On Oct. 24, two people were killed in a shooting at Central Visual and Performing Arts High School in St. Louis, Missouri. The victims were Alexandria Bell, age 15, and Jean Kuczka, age 61. The gunman, whom I am choosing not to name, was carrying an AR-15 style weapon, 600 rounds of ammo, and 13 high-capacity magazines, all of which were legally purchased through a private seller, according to CNN. The gunman at the Parkland shooting was also carrying an AR-15-style weapon and was wielding five magazines of ammo, according to Fox4Now.
These recent events have won much attention from the media. They also have made me wonder if Americans are becoming desensitized to talk of school shootings because of normalization in the media. Growing up hearing about so many of these tragic events affects everyone differently.
Remembering discussions we had as freshmen, I wanted to talk with a few classmates about these recent events, wondering how their views had developed over the years.
Cole Lockart, an LHS junior, said that, to an extent, he sees our generation becoming more desensitized to talk of gun violence.
“I don’t know if it’s we are getting older and realizing that this is happening more or if it is something starting to happen more,” Lockart said. “When you’re a kid, you don’t pay attention to the news as much. [ . . . ] I don’t know if we are noticing it more because we are paying attention or if this is actually happening more often.”

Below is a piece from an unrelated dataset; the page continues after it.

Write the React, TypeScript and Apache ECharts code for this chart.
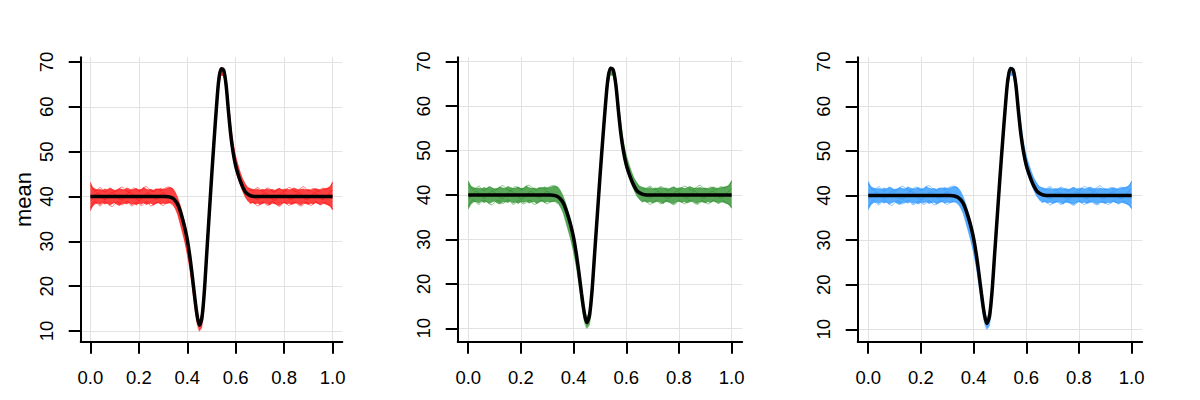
import { useEffect, useRef } from "react";
import * as echarts from "echarts";

// Sample positions (x on [0,1])
const X = [
  0, 0.01, 0.02, 0.03, 0.04, 0.05, 0.06, 0.07, 0.08, 0.09,
  0.1, 0.11, 0.12, 0.13, 0.14, 0.15, 0.16, 0.17, 0.18, 0.19,
  0.2, 0.21, 0.22, 0.23, 0.24, 0.25, 0.26, 0.27, 0.28, 0.29,
  0.3, 0.31, 0.32, 0.33, 0.34, 0.35, 0.36, 0.37, 0.38, 0.39,
  0.4, 0.41, 0.42, 0.43, 0.44, 0.45, 0.46, 0.47, 0.48, 0.49,
  0.5, 0.51, 0.52, 0.53, 0.54, 0.55, 0.56, 0.57, 0.58, 0.59,
  0.6, 0.61, 0.62, 0.63, 0.64, 0.65, 0.66, 0.67, 0.68, 0.69,
  0.7, 0.71, 0.72, 0.73, 0.74, 0.75, 0.76, 0.77, 0.78, 0.79,
  0.8, 0.81, 0.82, 0.83, 0.84, 0.85, 0.86, 0.87, 0.88, 0.89,
  0.9, 0.91, 0.92, 0.93, 0.94, 0.95, 0.96, 0.97, 0.98, 0.99, 1.0,
];

// Mean curve (black)
const MEAN = [
  40, 40, 40, 40, 40, 40, 40, 40, 40, 40,
  40, 40, 40, 40, 40, 40, 40, 40, 40, 40,
  40, 40, 40, 40, 40, 40, 40, 40, 40, 40,
  40, 40, 39.95, 39.85, 39.6, 39.1, 38.3, 36.9, 35.1, 33.0,
  30.4, 26.9, 22.6, 17.9, 13.7, 11.3, 12.8, 18.5, 27.0, 35.5,
  44.0, 52.0, 59.6, 66.0, 68.5, 68.2, 65.0, 59.0, 53.5, 49.6,
  46.8, 44.9, 43.3, 42.0, 41.0, 40.5, 40.2, 40.05, 40, 40,
  40, 40, 40, 40, 40, 40, 40, 40, 40, 40,
  40, 40, 40, 40, 40, 40, 40, 40, 40, 40,
  40, 40, 40, 40, 40, 40, 40, 40, 40, 40, 40,
];

// Envelope of the individual curves
const BAND_LO = [
  36.8, 37.9, 38.4, 38.5, 38.2, 38.6, 38.3, 38.5, 38.1, 38.4,
  38.6, 38.2, 38.0, 38.4, 38.5, 38.3, 38.6, 38.2, 38.4, 38.1,
  38.5, 38.3, 38.6, 38.2, 38.4, 38.5, 38.1, 38.4, 38.6, 38.3,
  38.5, 38.4, 38.5, 38.6, 38.2, 37.3, 36.0, 34.0, 31.9, 29.7,
  27.0, 23.9, 19.9, 15.6, 11.8, 10.0, 10.8, 16.0, 24.8, 33.4,
  42.0, 50.0, 57.6, 64.2, 67.0, 66.8, 63.6, 57.8, 52.4, 48.6,
  45.8, 44.0, 42.4, 41.0, 39.8, 39.0, 38.5, 38.6, 38.3, 38.5,
  38.2, 38.4, 38.6, 38.3, 38.1, 38.5, 38.4, 38.2, 38.0, 38.4,
  38.6, 38.3, 38.5, 38.2, 38.4, 38.6, 38.3, 38.1, 38.5, 38.4,
  38.2, 38.5, 38.3, 38.6, 38.4, 38.2, 38.5, 38.3, 38.1, 37.8, 37.0,
];
const BAND_HI = [
  43.2, 42.0, 41.7, 41.5, 41.6, 41.4, 41.7, 41.5, 41.8, 41.6,
  41.4, 41.5, 41.8, 41.6, 41.5, 41.9, 41.7, 41.5, 41.6, 41.8,
  41.5, 41.6, 42.0, 41.7, 41.5, 41.6, 41.4, 41.7, 41.6, 41.8,
  41.6, 41.7, 41.9, 42.0, 41.8, 41.0, 39.8, 38.2, 36.2, 33.9,
  31.3, 27.8, 23.4, 18.8, 14.6, 12.4, 14.2, 20.2, 29.0, 37.6,
  46.0, 54.0, 61.3, 67.2, 68.8, 68.7, 66.4, 61.0, 56.0, 51.8,
  49.0, 47.0, 45.2, 43.8, 42.8, 42.0, 41.8, 41.6, 41.5, 41.7,
  41.4, 41.6, 41.5, 41.7, 41.5, 41.6, 41.4, 41.6, 41.8, 41.5,
  41.6, 41.7, 41.5, 41.6, 41.9, 41.7, 41.5, 41.6, 41.7, 41.5,
  41.6, 41.4, 41.6, 41.8, 41.6, 41.5, 41.7, 41.8, 41.9, 42.2, 43.3,
];

// A few individual curves over the flat stretches (x 0..0.34 and 0.66..1)
const LINE_HI_L = [42.6, 41.8, 41.2, 41.6, 42.0, 41.5, 41.0, 41.4, 41.9, 41.6, 41.1, 41.3, 41.8, 42.1, 41.7, 41.2, 41.0, 41.5, 41.9, 41.6, 41.2, 41.4, 42.0, 42.2, 41.8, 41.3, 41.1, 41.5, 41.7, 41.3, 41.6, 41.9, 42.1, 42.0, 41.5];
const LINE_LO_L = [37.4, 38.4, 38.9, 38.3, 37.9, 38.4, 38.8, 38.5, 38.0, 37.8, 38.3, 38.8, 38.6, 38.1, 38.4, 38.9, 38.5, 37.9, 38.2, 38.7, 38.4, 38.0, 38.3, 38.8, 38.5, 37.9, 38.1, 38.6, 38.8, 38.3, 38.0, 38.4, 38.7, 38.5, 38.0];
const LINE_MID_L = [39.2, 39.6, 40.3, 40.8, 40.4, 39.7, 39.3, 39.8, 40.5, 40.9, 40.6, 39.9, 39.4, 39.2, 39.7, 40.4, 40.9, 40.7, 40.1, 39.5, 39.1, 39.4, 40.0, 40.6, 40.8, 40.3, 39.7, 39.4, 39.8, 40.5, 40.8, 40.4, 39.9, 39.7, 39.3];
const LINE_HI_R = [41.6, 41.3, 41.7, 42.0, 41.6, 41.2, 41.4, 41.9, 41.7, 41.2, 41.0, 41.5, 41.8, 41.4, 41.1, 41.6, 42.0, 41.8, 41.3, 41.1, 41.5, 41.9, 42.2, 41.7, 41.3, 41.5, 41.8, 41.4, 41.1, 41.6, 41.9, 41.6, 41.8, 42.3, 43.0];
const LINE_LO_R = [38.3, 38.8, 38.4, 37.9, 38.2, 38.7, 38.5, 38.0, 38.3, 38.8, 38.6, 38.1, 37.8, 38.2, 38.7, 38.4, 38.0, 38.4, 38.8, 38.5, 38.1, 37.9, 38.3, 38.7, 38.4, 38.0, 38.3, 38.8, 38.5, 38.1, 38.4, 38.7, 38.3, 37.9, 37.2];
const LINE_MID_R = [40.6, 40.2, 39.6, 39.3, 39.7, 40.4, 40.8, 40.5, 39.9, 39.4, 39.2, 39.6, 40.3, 40.8, 40.6, 40.0, 39.5, 39.3, 39.8, 40.5, 40.9, 40.4, 39.8, 39.3, 39.5, 40.1, 40.7, 40.8, 40.2, 39.6, 39.3, 39.7, 40.4, 40.9, 41.5];

const X_TICKS = [0, 0.2, 0.4, 0.6, 0.8, 1.0];
const Y_TICKS = [10, 20, 30, 40, 50, 60, 70];
const PANEL_COLORS = ["#FF0000", "#228B22", "#1E90FF"];
const Y_LABEL = "mean";

export default function App() {
  const ref = useRef<HTMLDivElement>(null);
  useEffect(() => {
    document.body.style.margin = "0";
    const chart = echarts.init(ref.current!, null, { renderer: "svg" });
    const font = "'Liberation Sans', Arial, Helvetica, sans-serif";
    const lefts = [80.7, 457.7, 857.7];
    const widths = [261.6, 284.5, 284.5];
    const yMins = [7.61, 6.99, 7.22];
    const yMaxs = [71.05, 70.99, 71.0];
    const XL = X.slice(0, 35);
    const XR = X.slice(66);
    const grids: any[] = [];
    const xAxes: any[] = [];
    const yAxes: any[] = [];
    const series: any[] = [];
    const axisLine = { show: true, onZero: false, lineStyle: { color: "#000", width: 2 } };
    const tickStyle = { color: "#000", width: 2 };
    const split = { show: true, lineStyle: { color: "#e2e2e2", width: 1 } };

    for (let i = 0; i < 3; i++) {
      const col = PANEL_COLORS[i];
      grids.push({ left: lefts[i], top: 57.3, width: widths[i], height: 284.4, containLabel: false });
      xAxes.push({
        gridIndex: i, type: "value", min: -0.04, max: 1.04,
        axisLine,
        axisTick: { show: true, inside: false, length: 12, lineStyle: tickStyle, customValues: X_TICKS },
        axisLabel: {
          show: true, customValues: X_TICKS, formatter: (v: number) => v.toFixed(1),
          color: "#000", fontSize: 18.5, fontFamily: font, margin: 26,
        },
        splitLine: split,
      });
      yAxes.push({
        gridIndex: i, type: "value", min: yMins[i], max: yMaxs[i],
        axisLine,
        axisTick: { show: true, inside: false, length: 12, lineStyle: tickStyle, customValues: Y_TICKS },
        axisLabel: {
          show: true, customValues: Y_TICKS, rotate: 90, formatter: (v: number) => String(v),
          color: "#000", fontSize: 18.5, fontFamily: font, margin: 25,
        },
        splitLine: split,
        name: i === 0 ? Y_LABEL : "",
        nameLocation: "middle",
        nameRotate: 90,
        nameGap: 46,
        nameTextStyle: { color: "#000", fontSize: 22, fontFamily: font },
      });
      const common = { xAxisIndex: i, yAxisIndex: i, symbol: "none", silent: true, animation: false };
      // filled envelope of the curves
      series.push({
        type: "custom", xAxisIndex: i, yAxisIndex: i, silent: true, animation: false,
        clip: true, z: 2,
        data: [[0, 40]],
        renderItem: (_params: any, api: any) => {
          const top = X.map((x, k) => api.coord([x, BAND_HI[k]]));
          const bot = X.map((x, k) => api.coord([x, BAND_LO[k]])).reverse();
          return {
            type: "polygon",
            shape: { points: top.concat(bot) },
            style: { fill: col, opacity: 0.75 },
          };
        },
      });
      series.push({
        ...common, type: "line", smooth: 0.3,
        data: X.map((x, k) => [x, BAND_LO[k]]),
        lineStyle: { color: col, width: 1, opacity: 0.45 },
        z: 3,
      });
      series.push({
        ...common, type: "line", smooth: 0.3,
        data: X.map((x, k) => [x, BAND_HI[k]]),
        lineStyle: { color: col, width: 1, opacity: 0.45 },
        z: 3,
      });
      const lines: [number[], number[]][] = [
        [XL, LINE_HI_L], [XL, LINE_LO_L], [XL, LINE_MID_L],
        [XR, LINE_HI_R], [XR, LINE_LO_R], [XR, LINE_MID_R],
      ];
      lines.forEach(([xs, ys]) => {
        series.push({
          ...common, type: "line", smooth: 0.4,
          data: xs.map((x, k) => [x, ys[k]]),
          lineStyle: { color: col, width: 1, opacity: 0.5 },
          z: 3,
        });
      });
      series.push({
        ...common, type: "line", smooth: 0.3,
        data: X.map((x, k) => [x, MEAN[k]]),
        lineStyle: { color: "#000", width: 3.5 },
        z: 5,
      });
    }

    chart.setOption({
      animation: false,
      backgroundColor: "#fff",
      grid: grids,
      xAxis: xAxes,
      yAxis: yAxes,
      series,
    });
    return () => chart.dispose();
  }, []);
  return (
    <div
      ref={ref}
      style={{ position: "absolute", left: 0, top: 0, width: 1200, height: 400, background: "#fff" }}
    />
  );
}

Scout Alford, also a junior, talked with me and Lockart about the sense of safety on campus at LHS.
“We are so lucky to have a school that is created to be incredibly safe and literally built around the issue of security. We have Officer Massey who is trained to handle that stuff as well, but it’s definitely an issue,” Alford said.
“I feel safe, at least in this school; if I was somewhere else, probably not, and here I feel safe for sure,” said Lockart.
In St. Louis, the gunman who entered the high school had struggled since the doors at the point of his entry were locked. But he then entered the school from a point where there was no security. Unfortunately, even if school security officers they had been there, they were not armed and would have likely faced the same fate as those who died. The quick response of outside law enforcement stopped the violence within four minutes, but that wasn’t enough time to save the lives of Bell and Kuczka.
We at LHS are privileged to exist in a school where security and the safety of everyone are heavily considered. Not everyone in America can have such a privilege.
School should not be a place that children feel scared to attend; it should be a place of learning. The fact that thousands of people die yearly due to gun violence is horrifying. The fact that most acts of violence could have been prevented makes it even sadder.
It is hard to see America currently so divided on this issue instead of looking at the common problem that we all want to change. So much could be done to help prevent tragedies such as those in Parkland and St. Louis. Yet we do nothing.